United States – Azerbaijan Chamber of Commerce (USACC)
- Founded: 1995
- Founder: James Baker III
- Type: Advocacy group
- Focus: Business advocacy
- Location: Washington D.C.;
- Region served: United States
- Method: Media attention, direct-appeal campaigns political lobbying
- Key people: T. Don Stacy (chairman emeritus), James A. Baker, IV (co-chair) and Reza Vaziri (co-chair)
- Website: USACC official website

= U.S.-Azerbaijan Chamber of Commerce =

The United States – Azerbaijan Chamber of Commerce (USACC) is a not-for-profit lobbying group aiming to develop long-term business ties between the firms in the United States and Azerbaijan, and attract US investment to Azerbaijan.

== Mission ==
The mission of the USACC is to facilitate and encourage investment and trade between US and Azerbaijan; provide a medium for interaction for NGOs, business firms and think tanks from these countries; assist and promote commercial objectives of businesses investing in Azerbaijan; promote Azerbaijan's potential; sponsor educational programs, trade missions, seminars, conferences and publications; enhance understanding between the two nations by establishing and developing cultural links.
In September 2000, USACC founded Azerbaijan Trade and Cultural Center (ATCC) to stimulate intercultural ties between United States and Azerbaijan.

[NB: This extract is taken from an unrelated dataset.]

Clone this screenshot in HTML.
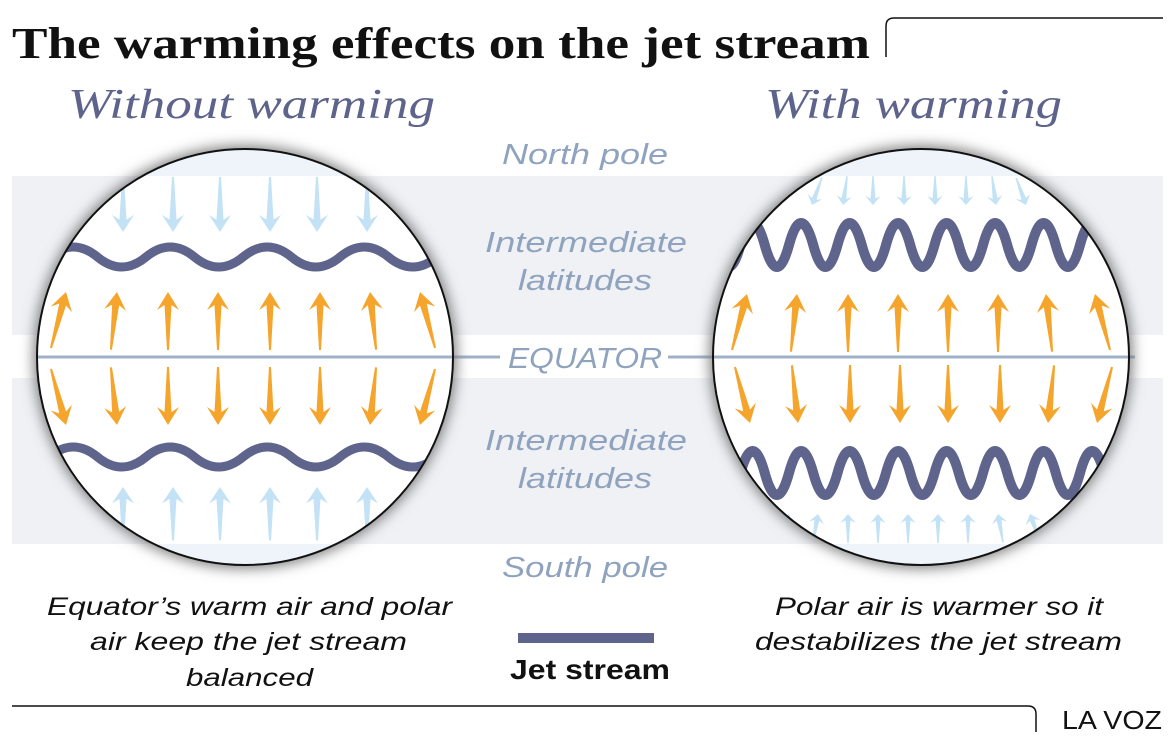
<!DOCTYPE html>
<html><head><meta charset="utf-8"><style>
html,body{margin:0;padding:0;background:#fff}
svg{display:block}
</style></head><body>
<svg width="1175" height="744" viewBox="0 0 1175 744" xmlns="http://www.w3.org/2000/svg">
<defs>
<filter id="blur" x="-20%" y="-20%" width="140%" height="140%"><feGaussianBlur stdDeviation="7"/></filter>
<clipPath id="cl"><circle cx="245" cy="357" r="208"/></clipPath>
<clipPath id="cr"><circle cx="921" cy="357" r="208"/></clipPath>
<symbol id="ar" overflow="visible"><polygon points="0,0 11,18 3.5,13 1,58 -1,58 -3.5,13 -11,18"/></symbol>
</defs>
<rect x="12" y="176" width="1151" height="159" fill="#eff1f5"/>
<rect x="12" y="378" width="1151" height="166" fill="#eff1f5"/>
<text x="12" y="58" textLength="858" lengthAdjust="spacingAndGlyphs" font-family="Liberation Serif, serif" font-weight="bold" font-size="44" fill="#111">The warming effects on the jet stream</text>
<path d="M886 57 V26 Q886 18 894 18 H1163" fill="none" stroke="#111" stroke-width="1.5"/>
<text x="68" y="118" textLength="367" lengthAdjust="spacingAndGlyphs" font-family="Liberation Serif, serif" font-style="italic" font-size="42" fill="#5d638a">Without warming</text>
<text x="765" y="118" textLength="297" lengthAdjust="spacingAndGlyphs" font-family="Liberation Serif, serif" font-style="italic" font-size="42" fill="#5d638a">With warming</text>
<g font-family="Liberation Sans, sans-serif" font-style="italic" font-size="29" fill="#8fa3bf" lengthAdjust="spacingAndGlyphs">
<text x="502" y="164" textLength="166" lengthAdjust="spacingAndGlyphs">North pole</text>
<text x="485" y="252" textLength="202" lengthAdjust="spacingAndGlyphs">Intermediate</text>
<text x="518" y="290" textLength="134" lengthAdjust="spacingAndGlyphs">latitudes</text>
<text x="508" y="368" textLength="154" lengthAdjust="spacingAndGlyphs">EQUATOR</text>
<text x="485" y="450" textLength="202" lengthAdjust="spacingAndGlyphs">Intermediate</text>
<text x="518" y="488" textLength="134" lengthAdjust="spacingAndGlyphs">latitudes</text>
<text x="502" y="577" textLength="166" lengthAdjust="spacingAndGlyphs">South pole</text>
</g>
<line x1="36" y1="357" x2="500" y2="357" stroke="#9fb0c8" stroke-width="3"/>
<line x1="668" y1="357" x2="1135" y2="357" stroke="#9fb0c8" stroke-width="3"/>
<circle cx="245" cy="357" r="211" fill="#777" filter="url(#blur)"/>
<circle cx="921" cy="357" r="211" fill="#777" filter="url(#blur)"/>
<g clip-path="url(#cl)">
<rect x="30" y="140" width="440" height="440" fill="#fff"/>
<rect x="30" y="140" width="440" height="36" fill="#eef4f9"/>
<rect x="30" y="544" width="440" height="40" fill="#eef4f9"/>
<line x1="30" y1="357" x2="470" y2="357" stroke="#9fb0c8" stroke-width="3"/>
<g fill="#c3e2f5">
<use href="#ar" transform="translate(123,232) rotate(180) scale(1,0.95)"/>
<use href="#ar" transform="translate(173,232) rotate(180) scale(1,0.95)"/>
<use href="#ar" transform="translate(220,232) rotate(180) scale(1,0.95)"/>
<use href="#ar" transform="translate(270,232) rotate(180) scale(1,0.95)"/>
<use href="#ar" transform="translate(317,232) rotate(180) scale(1,0.95)"/>
<use href="#ar" transform="translate(367,232) rotate(180) scale(1,0.95)"/>
<use href="#ar" transform="translate(123,487) scale(1,0.92)"/>
<use href="#ar" transform="translate(173,487) scale(1,0.92)"/>
<use href="#ar" transform="translate(220,487) scale(1,0.92)"/>
<use href="#ar" transform="translate(270,487) scale(1,0.92)"/>
<use href="#ar" transform="translate(317,487) scale(1,0.92)"/>
<use href="#ar" transform="translate(367,487) scale(1,0.92)"/>
</g>
<g fill="#f5a42c">
<use href="#ar" transform="translate(66,292) rotate(15)"/>
<use href="#ar" transform="translate(117,292) rotate(6)"/>
<use href="#ar" transform="translate(168,292)"/>
<use href="#ar" transform="translate(218,292)"/>
<use href="#ar" transform="translate(270,292)"/>
<use href="#ar" transform="translate(320,292)"/>
<use href="#ar" transform="translate(370,292) rotate(-6)"/>
<use href="#ar" transform="translate(420,292) rotate(-15)"/>
<use href="#ar" transform="translate(66,425) rotate(165)"/>
<use href="#ar" transform="translate(117,425) rotate(174)"/>
<use href="#ar" transform="translate(168,425) rotate(180)"/>
<use href="#ar" transform="translate(218,425) rotate(180)"/>
<use href="#ar" transform="translate(270,425) rotate(180)"/>
<use href="#ar" transform="translate(320,425) rotate(180)"/>
<use href="#ar" transform="translate(370,425) rotate(186)"/>
<use href="#ar" transform="translate(420,425) rotate(195)"/>
</g>
<g fill="none" stroke="#5e648c" stroke-width="9">
<path d="M-48 257 q24.25 -20 48.5 0 t48.5 0 t48.5 0 t48.5 0 t48.5 0 t48.5 0 t48.5 0 t48.5 0 t48.5 0 t48.5 0 t48.5 0 t48.5 0 t48.5 0"/>
<path d="M-48 457 q24.25 -20 48.5 0 t48.5 0 t48.5 0 t48.5 0 t48.5 0 t48.5 0 t48.5 0 t48.5 0 t48.5 0 t48.5 0 t48.5 0 t48.5 0 t48.5 0"/>
</g>
</g>
<circle cx="245" cy="357" r="208" fill="none" stroke="#111" stroke-width="2"/>
<g clip-path="url(#cr)">
<rect x="705" y="140" width="440" height="440" fill="#fff"/>
<rect x="705" y="140" width="440" height="36" fill="#eef4f9"/>
<rect x="705" y="544" width="440" height="40" fill="#eef4f9"/>
<line x1="705" y1="357" x2="1140" y2="357" stroke="#9fb0c8" stroke-width="3"/>
<g fill="#c3e2f5">
<use href="#ar" transform="translate(812,205) rotate(200) scale(0.7,0.5)"/>
<use href="#ar" transform="translate(843,205) rotate(188) scale(0.7,0.5)"/>
<use href="#ar" transform="translate(873,205) rotate(180) scale(0.7,0.5)"/>
<use href="#ar" transform="translate(904,205) rotate(180) scale(0.7,0.5)"/>
<use href="#ar" transform="translate(935,205) rotate(180) scale(0.7,0.5)"/>
<use href="#ar" transform="translate(966,205) rotate(180) scale(0.7,0.5)"/>
<use href="#ar" transform="translate(996,205) rotate(172) scale(0.7,0.5)"/>
<use href="#ar" transform="translate(1026,205) rotate(160) scale(0.7,0.5)"/>
<use href="#ar" transform="translate(789,514) rotate(20) scale(0.7,0.5)"/>
<use href="#ar" transform="translate(818,514) rotate(10) scale(0.7,0.5)"/>
<use href="#ar" transform="translate(848,514) scale(0.7,0.5)"/>
<use href="#ar" transform="translate(878,514) scale(0.7,0.5)"/>
<use href="#ar" transform="translate(908,514) scale(0.7,0.5)"/>
<use href="#ar" transform="translate(938,514) scale(0.7,0.5)"/>
<use href="#ar" transform="translate(968,514) scale(0.7,0.5)"/>
<use href="#ar" transform="translate(998,514) rotate(-10) scale(0.7,0.5)"/>
<use href="#ar" transform="translate(1030,514) rotate(-20) scale(0.7,0.5)"/>
</g>
<g fill="#f5a42c">
<use href="#ar" transform="translate(747,294) rotate(15)"/>
<use href="#ar" transform="translate(797,294) rotate(6)"/>
<use href="#ar" transform="translate(848,294)"/>
<use href="#ar" transform="translate(898,294)"/>
<use href="#ar" transform="translate(948,294)"/>
<use href="#ar" transform="translate(998,294)"/>
<use href="#ar" transform="translate(1046,294) rotate(-6)"/>
<use href="#ar" transform="translate(1095,294) rotate(-15)"/>
<use href="#ar" transform="translate(750,423) rotate(165)"/>
<use href="#ar" transform="translate(798,423) rotate(174)"/>
<use href="#ar" transform="translate(850,423) rotate(180)"/>
<use href="#ar" transform="translate(900,423) rotate(180)"/>
<use href="#ar" transform="translate(948,423) rotate(180)"/>
<use href="#ar" transform="translate(1000,423) rotate(180)"/>
<use href="#ar" transform="translate(1048,423) rotate(186)"/>
<use href="#ar" transform="translate(1097,423) rotate(195)"/>
</g>
<g fill="none" stroke="#5e648c" stroke-width="10">
<path d="M692 245 q12.1 -44 24.25 0 t24.25 0 t24.25 0 t24.25 0 t24.25 0 t24.25 0 t24.25 0 t24.25 0 t24.25 0 t24.25 0 t24.25 0 t24.25 0 t24.25 0 t24.25 0 t24.25 0 t24.25 0 t24.25 0 t24.25 0 t24.25 0 t24.25 0"/>
<path d="M692 473 q12.1 -44 24.25 0 t24.25 0 t24.25 0 t24.25 0 t24.25 0 t24.25 0 t24.25 0 t24.25 0 t24.25 0 t24.25 0 t24.25 0 t24.25 0 t24.25 0 t24.25 0 t24.25 0 t24.25 0 t24.25 0 t24.25 0 t24.25 0 t24.25 0"/>
</g>
</g>
<circle cx="921" cy="357" r="208" fill="none" stroke="#111" stroke-width="2"/>
<g font-family="Liberation Sans, sans-serif" font-style="italic" font-size="25" fill="#111">
<text x="47" y="615" textLength="405" lengthAdjust="spacingAndGlyphs">Equator’s warm air and polar</text>
<text x="90" y="650" textLength="317" lengthAdjust="spacingAndGlyphs">air keep the jet stream</text>
<text x="186" y="686" textLength="127" lengthAdjust="spacingAndGlyphs">balanced</text>
<text x="775" y="615" textLength="328" lengthAdjust="spacingAndGlyphs">Polar air is warmer so it</text>
<text x="755" y="650" textLength="367" lengthAdjust="spacingAndGlyphs">destabilizes the jet stream</text>
</g>
<line x1="518" y1="638" x2="654" y2="638" stroke="#5e648c" stroke-width="10"/>
<text x="510" y="679" textLength="160" lengthAdjust="spacingAndGlyphs" font-family="Liberation Sans, sans-serif" font-weight="bold" font-size="28" fill="#111">Jet stream</text>
<path d="M12 706 H1028 Q1036 706 1036 714 V732" fill="none" stroke="#111" stroke-width="1.5"/>
<text x="1062" y="729" textLength="100" lengthAdjust="spacingAndGlyphs" font-family="Liberation Sans, sans-serif" font-size="26" fill="#111">LA VOZ</text>
</svg>
</body></html>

Many businesses, including ones from Fortune 500 Companies are members of USACC. USACC has been the driving force behind world's longest oil pipeline, Baku-Tbilisi-Ceyhan and Baku-Tbilisi-Erzurum gas pipeline, operational today.
The chamber actively promoted commercial links in agriculture, construction, information technology, alternative energy and tourism.

== Leadership ==
The chamber is chaired by T. Don Stacy, co-chaired by James A. Baker, IV (Baker Botts, LLP) and Reza Vaziri (R.V. Investment Group).

Honorary Council of Advisors includes former secretary of state James Baker III, former National Security Advisor to U.S. President Zbigniew Brzezinski, former secretary of state and assistant to U.S. president on national security affairs Henry Kissinger, former assistant to U.S. president on National Security Affairs Brent Scowcroft, former chief of staff to the U.S. president, John Sununu.

== Board of directors ==

- Ali Agan, CEO, Azercell Telekom
- Shapoor Ansari, MD
- Halim Ates, CEO, Telia Sonera
- Farhad Azima, chairman and CEO, Aviation Leasing Group
- Scott Blacklin, vice president, Cisco Systems
- Betty Blair, editor, Azerbaijan International
- Ian M. Davis, vice president, Occidental Petroleum Corporation
- Jahangir Hajiyev, chairman, International Bank of Azerbaijan
- Albert Marchetti, vice president, Hess Corporation
- Robert Moran, vice president, Halliburton
- Greg Saunders, director, International Affairs, BP
- Diana L. Sedney, manager, International Government Relations, Chevron
- Michael White, Azerbaijan country manager, ExxonMobil
- Gregory K. Williams, strategic security manager, Coca-Cola Bottling Co.

Former directors include former Vice President of the United States Dick Cheney and former Deputy Secretary of State Richard Armitage.